Given task:
Repeat everything from the first line of the listing below through the line that contains "(pi4) at (658,244)", exactly. Leave out pictures.

Recorded data:

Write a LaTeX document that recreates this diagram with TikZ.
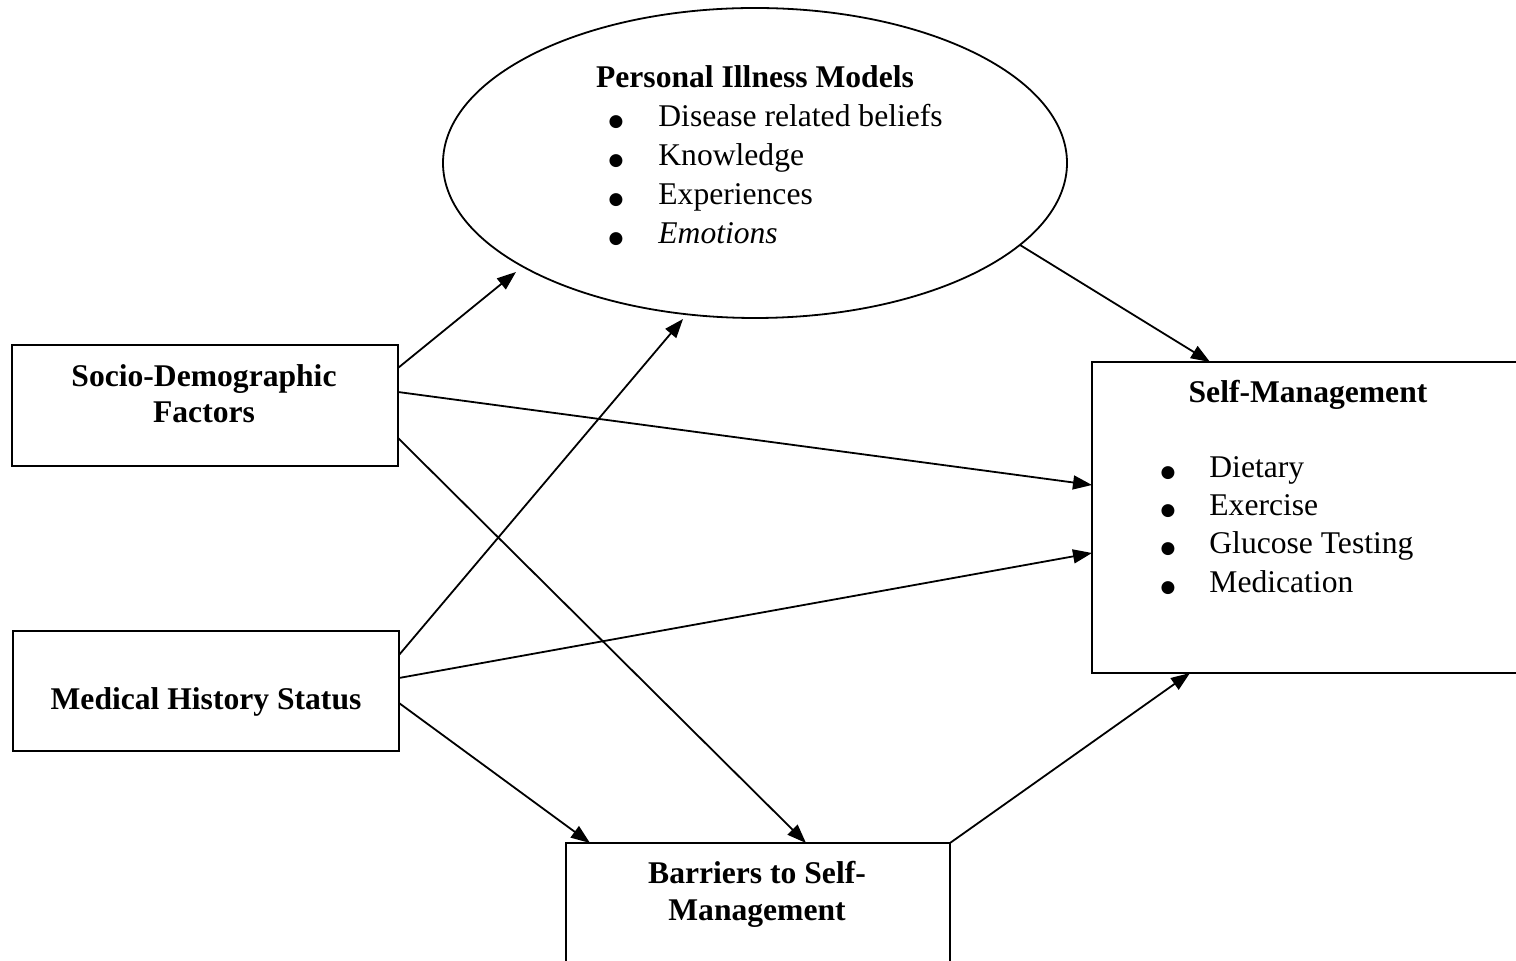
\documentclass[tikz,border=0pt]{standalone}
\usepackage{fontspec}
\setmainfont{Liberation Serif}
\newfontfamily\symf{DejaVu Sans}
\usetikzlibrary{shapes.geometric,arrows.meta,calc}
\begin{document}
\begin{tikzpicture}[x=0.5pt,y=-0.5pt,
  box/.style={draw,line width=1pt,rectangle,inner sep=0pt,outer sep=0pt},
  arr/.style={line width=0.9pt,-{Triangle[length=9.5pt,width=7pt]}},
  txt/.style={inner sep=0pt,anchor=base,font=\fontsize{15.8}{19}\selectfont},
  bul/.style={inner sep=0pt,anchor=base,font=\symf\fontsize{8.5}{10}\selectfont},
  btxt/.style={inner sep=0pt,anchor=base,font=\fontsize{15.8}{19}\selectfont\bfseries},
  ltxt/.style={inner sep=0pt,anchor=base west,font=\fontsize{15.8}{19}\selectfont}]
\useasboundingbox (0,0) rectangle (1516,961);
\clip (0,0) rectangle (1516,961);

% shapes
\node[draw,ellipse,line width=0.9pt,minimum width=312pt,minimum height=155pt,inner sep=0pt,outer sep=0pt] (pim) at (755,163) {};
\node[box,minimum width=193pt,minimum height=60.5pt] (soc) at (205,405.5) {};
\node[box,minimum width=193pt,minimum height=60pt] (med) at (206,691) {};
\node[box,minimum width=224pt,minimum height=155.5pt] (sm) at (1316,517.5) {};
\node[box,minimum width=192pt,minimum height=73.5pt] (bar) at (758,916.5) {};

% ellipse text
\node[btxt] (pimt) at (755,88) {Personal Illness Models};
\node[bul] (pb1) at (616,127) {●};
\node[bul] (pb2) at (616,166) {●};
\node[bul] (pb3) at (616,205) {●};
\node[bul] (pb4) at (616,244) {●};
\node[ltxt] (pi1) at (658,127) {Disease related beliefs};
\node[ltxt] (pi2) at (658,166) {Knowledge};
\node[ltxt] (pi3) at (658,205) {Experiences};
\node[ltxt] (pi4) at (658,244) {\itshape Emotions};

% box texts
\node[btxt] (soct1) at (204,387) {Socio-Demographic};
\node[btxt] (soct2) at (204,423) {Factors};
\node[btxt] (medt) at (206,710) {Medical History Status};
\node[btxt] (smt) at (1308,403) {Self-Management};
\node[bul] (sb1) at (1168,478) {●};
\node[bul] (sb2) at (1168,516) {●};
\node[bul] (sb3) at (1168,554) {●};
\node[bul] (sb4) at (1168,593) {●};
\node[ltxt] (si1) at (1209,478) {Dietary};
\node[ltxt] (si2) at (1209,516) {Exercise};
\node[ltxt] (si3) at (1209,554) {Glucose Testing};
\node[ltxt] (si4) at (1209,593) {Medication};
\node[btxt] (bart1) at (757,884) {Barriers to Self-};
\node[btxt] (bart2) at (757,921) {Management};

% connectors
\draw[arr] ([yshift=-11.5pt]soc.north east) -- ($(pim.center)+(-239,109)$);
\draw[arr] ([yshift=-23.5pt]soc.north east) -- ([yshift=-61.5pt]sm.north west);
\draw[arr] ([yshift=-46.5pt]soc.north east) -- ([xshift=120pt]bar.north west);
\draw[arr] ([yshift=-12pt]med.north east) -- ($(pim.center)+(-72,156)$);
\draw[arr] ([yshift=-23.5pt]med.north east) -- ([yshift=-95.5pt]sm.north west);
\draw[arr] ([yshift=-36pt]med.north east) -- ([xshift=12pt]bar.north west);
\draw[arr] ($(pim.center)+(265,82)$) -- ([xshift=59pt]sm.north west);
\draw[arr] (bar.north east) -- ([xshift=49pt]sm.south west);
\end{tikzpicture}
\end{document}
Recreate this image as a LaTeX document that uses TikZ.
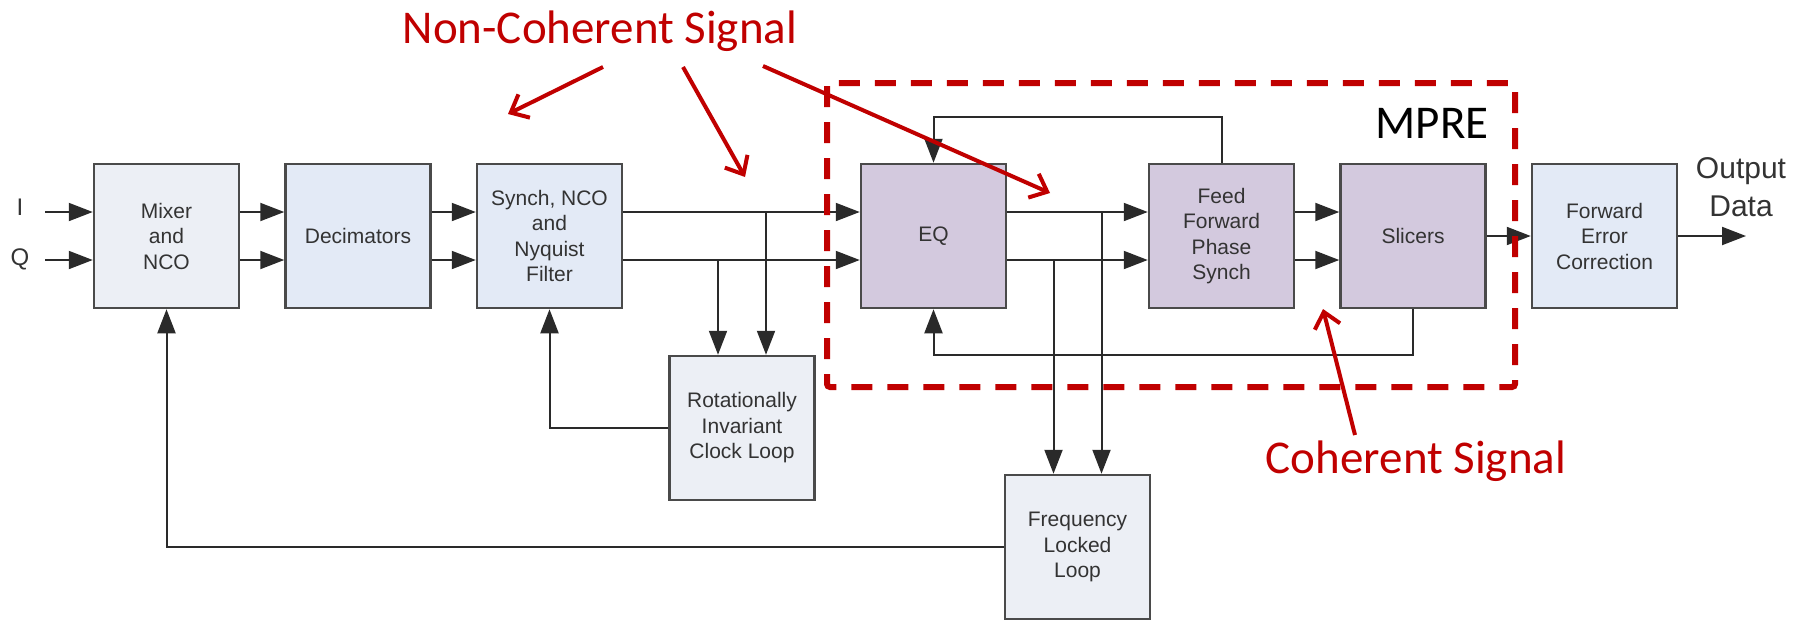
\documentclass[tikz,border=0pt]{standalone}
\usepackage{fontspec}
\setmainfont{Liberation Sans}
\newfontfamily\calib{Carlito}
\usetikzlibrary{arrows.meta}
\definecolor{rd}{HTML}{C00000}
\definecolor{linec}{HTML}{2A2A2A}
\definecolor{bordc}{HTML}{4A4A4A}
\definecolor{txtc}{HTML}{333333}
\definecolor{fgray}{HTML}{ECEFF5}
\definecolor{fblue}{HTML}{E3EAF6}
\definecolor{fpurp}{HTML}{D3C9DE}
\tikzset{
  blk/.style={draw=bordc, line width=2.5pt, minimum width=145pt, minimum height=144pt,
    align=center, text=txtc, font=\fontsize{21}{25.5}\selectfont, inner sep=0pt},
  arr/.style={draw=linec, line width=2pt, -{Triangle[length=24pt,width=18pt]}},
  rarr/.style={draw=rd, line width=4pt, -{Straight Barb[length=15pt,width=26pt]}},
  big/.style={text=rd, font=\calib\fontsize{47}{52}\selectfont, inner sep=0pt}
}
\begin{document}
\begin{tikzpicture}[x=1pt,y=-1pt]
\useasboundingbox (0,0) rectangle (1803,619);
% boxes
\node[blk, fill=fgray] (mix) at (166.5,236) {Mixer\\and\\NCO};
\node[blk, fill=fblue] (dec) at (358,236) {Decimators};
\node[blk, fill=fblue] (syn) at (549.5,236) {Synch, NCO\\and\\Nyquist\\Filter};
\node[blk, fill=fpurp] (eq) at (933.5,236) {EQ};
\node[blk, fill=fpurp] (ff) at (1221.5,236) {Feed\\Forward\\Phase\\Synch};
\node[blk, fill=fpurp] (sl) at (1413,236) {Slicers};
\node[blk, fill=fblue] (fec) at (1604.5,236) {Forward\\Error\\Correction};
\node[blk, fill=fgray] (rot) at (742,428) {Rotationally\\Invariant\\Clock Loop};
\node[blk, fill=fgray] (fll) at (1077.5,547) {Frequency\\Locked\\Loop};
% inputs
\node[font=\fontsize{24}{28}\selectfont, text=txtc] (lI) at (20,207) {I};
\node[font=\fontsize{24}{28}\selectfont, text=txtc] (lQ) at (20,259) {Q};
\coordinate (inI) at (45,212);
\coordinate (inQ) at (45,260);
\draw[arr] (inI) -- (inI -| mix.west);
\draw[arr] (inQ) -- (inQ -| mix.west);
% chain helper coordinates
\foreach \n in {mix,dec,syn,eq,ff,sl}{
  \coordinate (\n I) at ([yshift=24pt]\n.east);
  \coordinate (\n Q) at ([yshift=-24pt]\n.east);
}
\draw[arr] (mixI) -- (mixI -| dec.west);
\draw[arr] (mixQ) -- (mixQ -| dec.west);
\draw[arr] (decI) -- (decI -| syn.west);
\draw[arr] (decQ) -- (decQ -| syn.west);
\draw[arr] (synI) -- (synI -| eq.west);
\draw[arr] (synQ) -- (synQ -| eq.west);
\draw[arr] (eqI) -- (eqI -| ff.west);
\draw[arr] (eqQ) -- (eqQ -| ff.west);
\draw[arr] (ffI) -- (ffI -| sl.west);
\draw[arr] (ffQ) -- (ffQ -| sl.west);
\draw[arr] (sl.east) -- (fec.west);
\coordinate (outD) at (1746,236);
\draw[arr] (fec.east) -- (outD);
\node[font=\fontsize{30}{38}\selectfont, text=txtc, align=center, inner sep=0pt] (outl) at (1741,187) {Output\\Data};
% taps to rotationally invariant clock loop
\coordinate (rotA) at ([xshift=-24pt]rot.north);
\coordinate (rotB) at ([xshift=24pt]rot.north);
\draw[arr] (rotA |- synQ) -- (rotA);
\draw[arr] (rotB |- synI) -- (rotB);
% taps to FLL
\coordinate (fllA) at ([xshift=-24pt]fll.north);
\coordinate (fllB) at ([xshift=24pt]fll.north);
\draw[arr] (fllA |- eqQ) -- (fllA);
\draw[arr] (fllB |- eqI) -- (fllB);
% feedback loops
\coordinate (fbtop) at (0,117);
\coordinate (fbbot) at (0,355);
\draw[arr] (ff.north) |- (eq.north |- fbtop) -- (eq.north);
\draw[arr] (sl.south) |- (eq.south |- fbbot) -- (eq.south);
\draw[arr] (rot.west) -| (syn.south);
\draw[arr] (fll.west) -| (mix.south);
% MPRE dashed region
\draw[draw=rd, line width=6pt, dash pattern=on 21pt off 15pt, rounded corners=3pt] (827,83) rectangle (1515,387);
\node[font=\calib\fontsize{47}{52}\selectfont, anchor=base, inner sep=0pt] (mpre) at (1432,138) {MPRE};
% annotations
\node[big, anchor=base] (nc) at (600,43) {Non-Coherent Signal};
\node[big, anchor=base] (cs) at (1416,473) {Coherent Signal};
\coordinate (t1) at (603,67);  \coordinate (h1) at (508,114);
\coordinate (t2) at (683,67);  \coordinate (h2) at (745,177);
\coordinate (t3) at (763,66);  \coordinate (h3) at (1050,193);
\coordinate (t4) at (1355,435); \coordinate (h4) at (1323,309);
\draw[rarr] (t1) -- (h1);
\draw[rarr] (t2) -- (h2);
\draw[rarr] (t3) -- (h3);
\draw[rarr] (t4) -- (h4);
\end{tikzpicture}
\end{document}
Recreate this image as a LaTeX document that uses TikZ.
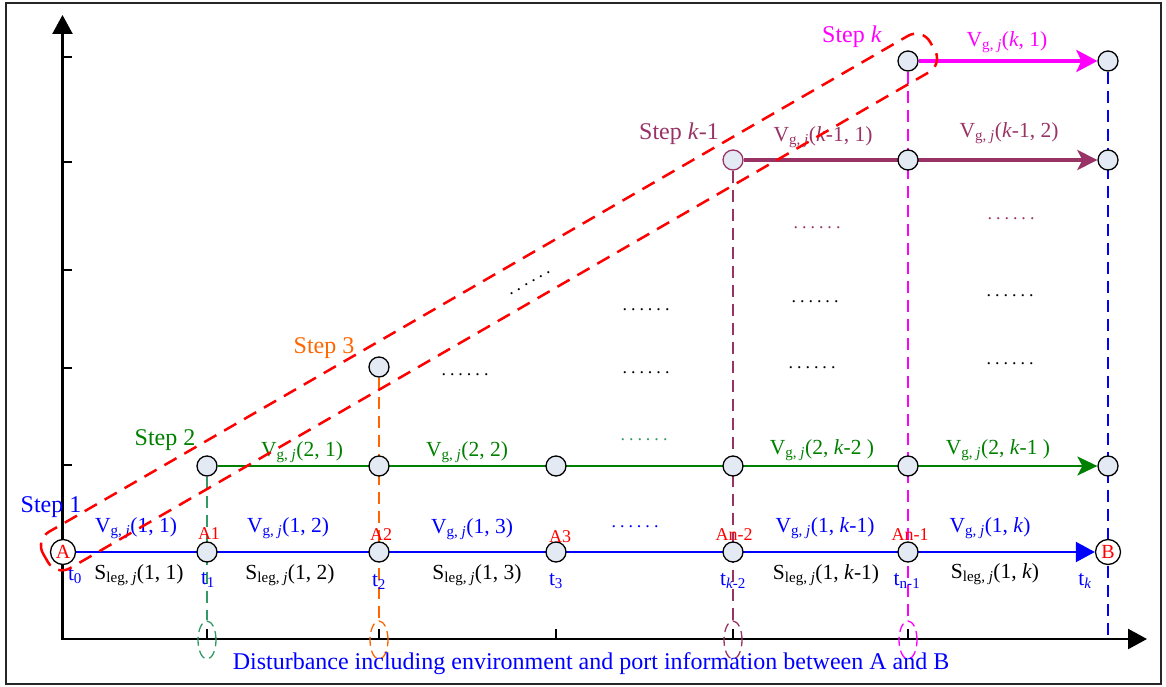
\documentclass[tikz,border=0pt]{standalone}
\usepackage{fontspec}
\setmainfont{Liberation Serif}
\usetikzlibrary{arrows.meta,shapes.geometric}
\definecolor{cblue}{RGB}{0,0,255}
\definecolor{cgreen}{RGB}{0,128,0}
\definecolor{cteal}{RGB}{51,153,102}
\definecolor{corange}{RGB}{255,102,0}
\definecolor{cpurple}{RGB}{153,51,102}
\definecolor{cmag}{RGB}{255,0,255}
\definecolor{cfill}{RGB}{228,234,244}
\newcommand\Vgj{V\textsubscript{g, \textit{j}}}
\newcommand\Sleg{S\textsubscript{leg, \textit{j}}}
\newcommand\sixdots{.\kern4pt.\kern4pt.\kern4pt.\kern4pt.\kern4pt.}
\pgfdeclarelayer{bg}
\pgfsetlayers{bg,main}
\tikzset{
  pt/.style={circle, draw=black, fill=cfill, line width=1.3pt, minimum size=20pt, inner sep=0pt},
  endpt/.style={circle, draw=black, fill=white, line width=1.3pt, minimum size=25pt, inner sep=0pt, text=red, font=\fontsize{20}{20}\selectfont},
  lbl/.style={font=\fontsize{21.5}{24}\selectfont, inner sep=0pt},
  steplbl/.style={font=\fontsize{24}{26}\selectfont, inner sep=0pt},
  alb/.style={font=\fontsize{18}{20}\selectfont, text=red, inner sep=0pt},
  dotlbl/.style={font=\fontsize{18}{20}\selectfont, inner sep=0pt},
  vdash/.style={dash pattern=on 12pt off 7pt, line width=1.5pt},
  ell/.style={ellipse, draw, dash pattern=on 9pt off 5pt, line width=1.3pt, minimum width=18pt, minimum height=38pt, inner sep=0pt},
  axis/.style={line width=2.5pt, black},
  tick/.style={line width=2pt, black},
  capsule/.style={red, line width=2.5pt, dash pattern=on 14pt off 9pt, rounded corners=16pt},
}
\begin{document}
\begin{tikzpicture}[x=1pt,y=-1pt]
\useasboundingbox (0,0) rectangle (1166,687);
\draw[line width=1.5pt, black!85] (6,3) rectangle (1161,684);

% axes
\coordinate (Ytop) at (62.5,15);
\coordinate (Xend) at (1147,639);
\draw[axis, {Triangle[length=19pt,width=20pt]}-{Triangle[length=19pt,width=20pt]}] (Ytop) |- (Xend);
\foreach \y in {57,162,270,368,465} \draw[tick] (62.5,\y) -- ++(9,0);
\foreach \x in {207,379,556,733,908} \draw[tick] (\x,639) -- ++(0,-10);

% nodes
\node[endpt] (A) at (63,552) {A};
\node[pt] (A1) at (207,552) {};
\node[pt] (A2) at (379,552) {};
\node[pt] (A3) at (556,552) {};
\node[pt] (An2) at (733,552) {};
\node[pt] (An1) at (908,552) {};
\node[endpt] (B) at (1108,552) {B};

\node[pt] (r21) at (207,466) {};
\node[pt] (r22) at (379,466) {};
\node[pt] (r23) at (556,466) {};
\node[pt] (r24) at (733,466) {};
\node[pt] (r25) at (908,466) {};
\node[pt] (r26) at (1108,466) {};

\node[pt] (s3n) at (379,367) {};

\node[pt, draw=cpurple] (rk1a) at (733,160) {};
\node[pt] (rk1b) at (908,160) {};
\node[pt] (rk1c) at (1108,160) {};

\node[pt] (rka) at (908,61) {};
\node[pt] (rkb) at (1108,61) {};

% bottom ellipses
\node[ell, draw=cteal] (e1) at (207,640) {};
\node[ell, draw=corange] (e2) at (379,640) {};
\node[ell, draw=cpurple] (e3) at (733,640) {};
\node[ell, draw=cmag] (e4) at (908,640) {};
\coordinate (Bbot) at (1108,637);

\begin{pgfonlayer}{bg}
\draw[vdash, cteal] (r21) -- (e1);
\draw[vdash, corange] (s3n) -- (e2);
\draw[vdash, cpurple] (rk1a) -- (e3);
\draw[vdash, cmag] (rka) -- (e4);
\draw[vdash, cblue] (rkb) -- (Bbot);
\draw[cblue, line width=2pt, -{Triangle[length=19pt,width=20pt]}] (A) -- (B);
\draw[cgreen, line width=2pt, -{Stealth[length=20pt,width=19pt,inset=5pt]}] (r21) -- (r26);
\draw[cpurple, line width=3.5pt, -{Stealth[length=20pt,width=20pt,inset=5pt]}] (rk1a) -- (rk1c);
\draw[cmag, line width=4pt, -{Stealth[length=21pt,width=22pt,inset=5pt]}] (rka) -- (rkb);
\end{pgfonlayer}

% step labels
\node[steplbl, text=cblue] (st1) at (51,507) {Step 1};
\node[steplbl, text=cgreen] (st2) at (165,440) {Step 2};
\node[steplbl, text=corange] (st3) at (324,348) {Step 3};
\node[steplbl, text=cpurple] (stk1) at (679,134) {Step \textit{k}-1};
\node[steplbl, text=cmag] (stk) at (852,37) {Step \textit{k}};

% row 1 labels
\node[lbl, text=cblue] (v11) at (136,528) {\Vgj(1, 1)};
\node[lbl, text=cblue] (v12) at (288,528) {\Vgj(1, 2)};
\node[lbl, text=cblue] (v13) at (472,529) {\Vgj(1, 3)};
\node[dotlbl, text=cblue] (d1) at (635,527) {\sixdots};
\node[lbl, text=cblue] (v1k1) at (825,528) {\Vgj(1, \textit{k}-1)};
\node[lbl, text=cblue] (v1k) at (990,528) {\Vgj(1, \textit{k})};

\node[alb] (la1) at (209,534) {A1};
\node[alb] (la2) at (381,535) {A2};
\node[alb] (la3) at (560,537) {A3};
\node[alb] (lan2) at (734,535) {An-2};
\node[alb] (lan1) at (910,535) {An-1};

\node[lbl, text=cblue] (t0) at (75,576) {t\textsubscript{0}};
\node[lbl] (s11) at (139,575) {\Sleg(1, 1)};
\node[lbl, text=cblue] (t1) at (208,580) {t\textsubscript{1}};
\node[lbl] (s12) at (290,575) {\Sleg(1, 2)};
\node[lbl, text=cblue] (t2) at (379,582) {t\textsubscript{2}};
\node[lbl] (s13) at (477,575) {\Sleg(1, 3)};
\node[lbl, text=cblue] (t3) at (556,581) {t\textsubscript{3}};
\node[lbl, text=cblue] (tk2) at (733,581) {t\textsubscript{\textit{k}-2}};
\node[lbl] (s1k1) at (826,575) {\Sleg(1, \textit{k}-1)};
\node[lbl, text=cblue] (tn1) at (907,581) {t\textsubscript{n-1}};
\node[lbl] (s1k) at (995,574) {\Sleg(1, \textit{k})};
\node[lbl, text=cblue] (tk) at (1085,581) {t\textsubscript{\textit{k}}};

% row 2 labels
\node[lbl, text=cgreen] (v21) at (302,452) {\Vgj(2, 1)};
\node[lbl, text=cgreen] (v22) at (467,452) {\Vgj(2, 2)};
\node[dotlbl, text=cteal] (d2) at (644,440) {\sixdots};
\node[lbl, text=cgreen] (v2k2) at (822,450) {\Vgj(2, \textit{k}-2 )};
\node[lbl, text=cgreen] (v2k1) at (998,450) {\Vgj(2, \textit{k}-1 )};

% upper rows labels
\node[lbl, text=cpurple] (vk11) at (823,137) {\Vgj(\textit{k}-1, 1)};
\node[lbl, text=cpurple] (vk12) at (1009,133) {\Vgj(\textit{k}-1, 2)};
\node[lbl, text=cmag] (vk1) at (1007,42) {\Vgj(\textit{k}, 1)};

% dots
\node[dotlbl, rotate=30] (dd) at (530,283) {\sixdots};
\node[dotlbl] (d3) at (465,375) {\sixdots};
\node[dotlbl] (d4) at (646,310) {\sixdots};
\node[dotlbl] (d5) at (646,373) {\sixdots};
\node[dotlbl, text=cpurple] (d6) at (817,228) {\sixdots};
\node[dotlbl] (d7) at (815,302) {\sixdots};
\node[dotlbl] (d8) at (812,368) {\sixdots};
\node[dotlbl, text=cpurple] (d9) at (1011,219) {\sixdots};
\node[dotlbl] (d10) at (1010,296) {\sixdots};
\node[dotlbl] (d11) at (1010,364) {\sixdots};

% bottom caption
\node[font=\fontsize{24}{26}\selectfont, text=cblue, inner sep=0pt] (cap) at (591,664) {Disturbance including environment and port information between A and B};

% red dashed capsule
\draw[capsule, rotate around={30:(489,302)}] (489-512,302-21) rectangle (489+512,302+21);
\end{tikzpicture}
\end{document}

Response:
Write a LaTeX document that recreates this diagram with TikZ.
\documentclass[tikz,border=0pt]{standalone}
\usepackage{fontspec}
\setmainfont{Liberation Serif}
\newfontfamily\symf{DejaVu Sans}
\usetikzlibrary{shapes.geometric,arrows.meta,calc}
\begin{document}
\begin{tikzpicture}[x=0.5pt,y=-0.5pt,
  box/.style={draw,line width=1pt,rectangle,inner sep=0pt,outer sep=0pt},
  arr/.style={line width=0.9pt,-{Triangle[length=9.5pt,width=7pt]}},
  txt/.style={inner sep=0pt,anchor=base,font=\fontsize{15.8}{19}\selectfont},
  bul/.style={inner sep=0pt,anchor=base,font=\symf\fontsize{8.5}{10}\selectfont},
  btxt/.style={inner sep=0pt,anchor=base,font=\fontsize{15.8}{19}\selectfont\bfseries},
  ltxt/.style={inner sep=0pt,anchor=base west,font=\fontsize{15.8}{19}\selectfont}]
\useasboundingbox (0,0) rectangle (1516,961);
\clip (0,0) rectangle (1516,961);

% shapes
\node[draw,ellipse,line width=0.9pt,minimum width=312pt,minimum height=155pt,inner sep=0pt,outer sep=0pt] (pim) at (755,163) {};
\node[box,minimum width=193pt,minimum height=60.5pt] (soc) at (205,405.5) {};
\node[box,minimum width=193pt,minimum height=60pt] (med) at (206,691) {};
\node[box,minimum width=224pt,minimum height=155.5pt] (sm) at (1316,517.5) {};
\node[box,minimum width=192pt,minimum height=73.5pt] (bar) at (758,916.5) {};

% ellipse text
\node[btxt] (pimt) at (755,88) {Personal Illness Models};
\node[bul] (pb1) at (616,127) {●};
\node[bul] (pb2) at (616,166) {●};
\node[bul] (pb3) at (616,205) {●};
\node[bul] (pb4) at (616,244) {●};
\node[ltxt] (pi1) at (658,127) {Disease related beliefs};
\node[ltxt] (pi2) at (658,166) {Knowledge};
\node[ltxt] (pi3) at (658,205) {Experiences};
\node[ltxt] (pi4) at (658,244) {\itshape Emotions};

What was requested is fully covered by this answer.